Besides Ms. Yellen, the Fed board only has one other Ph.D. economist, Lael Brainard, who was nominated by President Barack Obama.
Mr. Trump has nominated Marvin Goodfriend, an economist at Carnegie Mellon University, to fill one of the vacant board seats, and a Senate committee is set to consider his nomination Tuesday.
Mr. Williams's candidacy is noteworthy because while he has been viewed as a close ally of Ms. Yellen, he has sometimes taken positions that are controversial among his colleagues or with the public. He also has collaborated on research with his former professor, Stanford economist John Taylor, whom Mr. Trump considered as a candidate for Fed chairman and who remains popular with conservatives on Capitol Hill.
In recent months, for example, Mr. Williams has revived calls for the Fed to debate proposed changes to its current policy framework of targeting 2% inflation.
Mr. Williams has advocated recently for a price-level target, which would allow the Fed to make up for periods of below-target inflation by allowing inflation to run higher later during an expansion to make up for the earlier shortfall.
"I think we need to think seriously about how we would do one or a combination of these to prepare ourselves better for that next storm," Mr. Williams said in a call with reporters in November.

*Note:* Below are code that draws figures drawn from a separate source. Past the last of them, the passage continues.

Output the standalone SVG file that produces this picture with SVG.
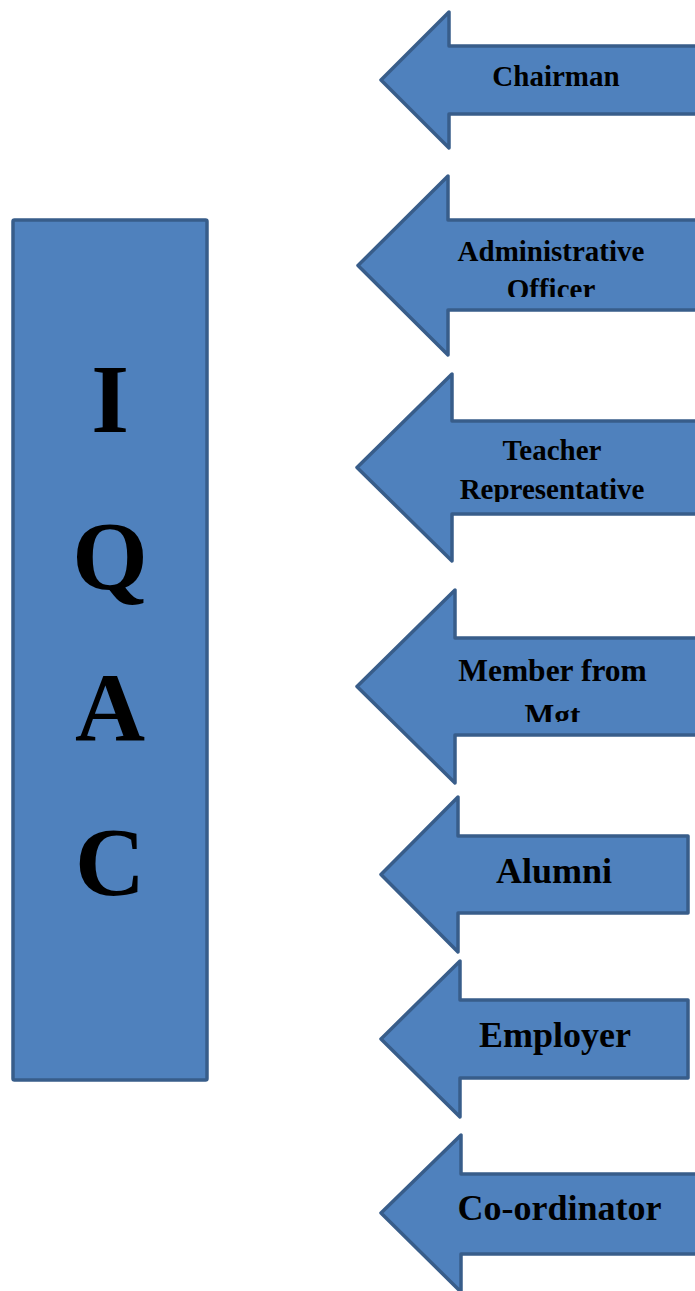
<svg xmlns="http://www.w3.org/2000/svg" width="695" height="1291" viewBox="0 0 695 1291">
<style>
.shape{fill:#4F81BD;stroke:#385D8A;stroke-width:3.5;stroke-linejoin:round}
.lbl{font-family:"Liberation Serif","Times New Roman",serif;font-weight:bold;fill:#000;text-anchor:middle}
.big{font-family:"Liberation Serif","Times New Roman",serif;font-weight:bold;fill:#000;text-anchor:middle;font-size:97px}
</style>
<defs>
<clipPath id="c2"><rect x="360" y="220" width="335" height="77"/></clipPath>
<clipPath id="c3"><rect x="360" y="421" width="335" height="81"/></clipPath>
<clipPath id="c4"><rect x="360" y="638" width="335" height="84"/></clipPath>
</defs>
<rect width="695" height="1291" fill="#fff"/>
<g id="iqac">
<rect class="shape" x="13" y="220" width="194" height="860" rx="1.5"/>
<text class="big" x="110" y="432">I</text>
<text class="big" x="110" y="589">Q</text>
<text class="big" x="110" y="740">A</text>
<text class="big" x="110" y="895">C</text>
</g>
<g id="connectors"></g>
<g id="chairman">
<path class="shape" d="M381,80 L449,12 L449,46 L720,46 L720,114 L449,114 L449,148 Z"/>
<text class="lbl" x="556" y="86" font-size="29">Chairman</text>
</g>
<g id="admin">
<path class="shape" d="M358,265.5 L448,176 L448,220 L720,220 L720,310 L448,310 L448,355 Z"/>
<g clip-path="url(#c2)">
<text class="lbl" x="551" y="261" font-size="29">Administrative</text>
<text class="lbl" x="551" y="299" font-size="29">Officer</text>
</g>
</g>
<g id="teacher">
<path class="shape" d="M357,467.5 L452,374 L452,421 L720,421 L720,514 L452,514 L452,561 Z"/>
<g clip-path="url(#c3)">
<text class="lbl" x="552" y="460" font-size="29">Teacher</text>
<text class="lbl" x="552" y="499" font-size="29">Representative</text>
</g>
</g>
<g id="mgt">
<path class="shape" d="M357,686.5 L455,590 L455,638 L720,638 L720,735 L455,735 L455,783 Z"/>
<g clip-path="url(#c4)">
<text class="lbl" x="552.5" y="681" font-size="31.5">Member from</text>
<text class="lbl" x="552.5" y="726" font-size="31.5">Mgt</text>
</g>
</g>
<g id="alumni">
<path class="shape" d="M381,874.5 L458,797 L458,836 L688,836 L688,913 L458,913 L458,952 Z"/>
<text class="lbl" x="554" y="883" font-size="36">Alumni</text>
</g>
<g id="employer">
<path class="shape" d="M381,1039 L460,961 L460,1000 L688,1000 L688,1078 L460,1078 L460,1117 Z"/>
<text class="lbl" x="555" y="1047" font-size="36">Employer</text>
</g>
<g id="coordinator">
<path class="shape" d="M381,1213 L461,1135 L461,1174 L720,1174 L720,1254 L461,1254 L461,1292 Z"/>
<text class="lbl" x="559.5" y="1220" font-size="36">Co-ordinator</text>
</g>
</svg>
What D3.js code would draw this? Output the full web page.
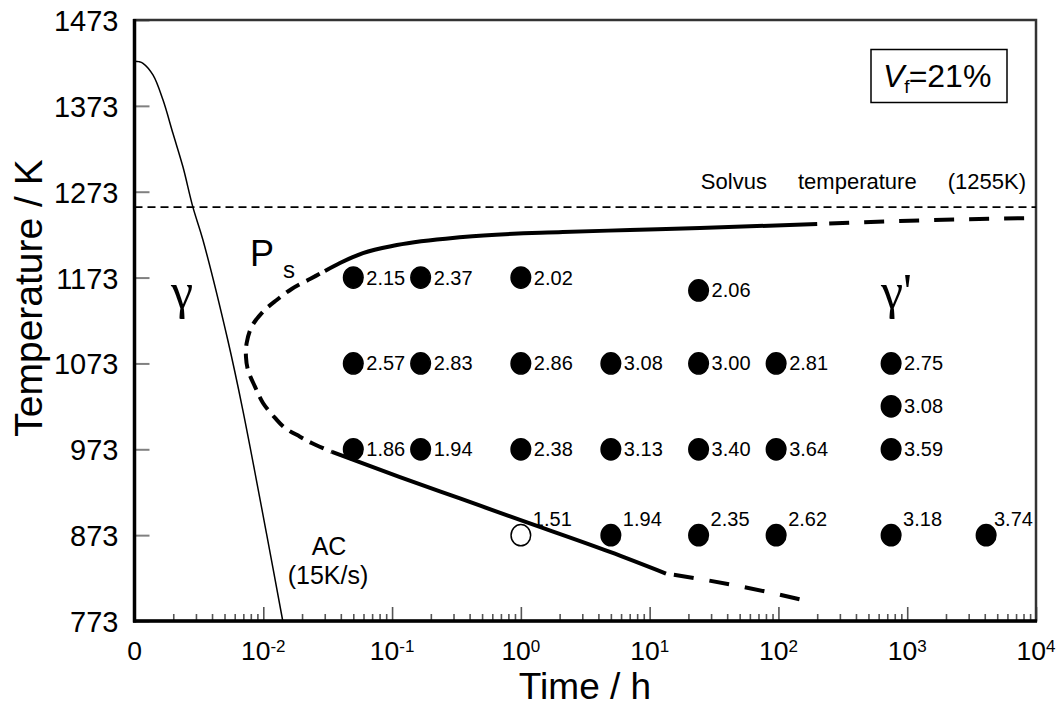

The Fed formally adopted its 2% inflation objective in 2012 after maintaining such a target informally for many years. Officials have said they didn't move ahead with more radical changes at that time in part because they were focused on healing the damage from the 2007-09 recession.
Discussions around changing the inflation framework have taken on new attention now because the economy is seen as largely recovered from the crisis and officials are looking ahead to how they might boost growth in a future downturn, when they are likely to have less room to cut interest rates than in past recessions.
If Mr. Williams were nominated, it could signal a greater prospect of a shift in the Fed's inflation objectives, which would have important ramifications for how the Fed sets short-term interest rates. Still, any decisions are likely more than a year away.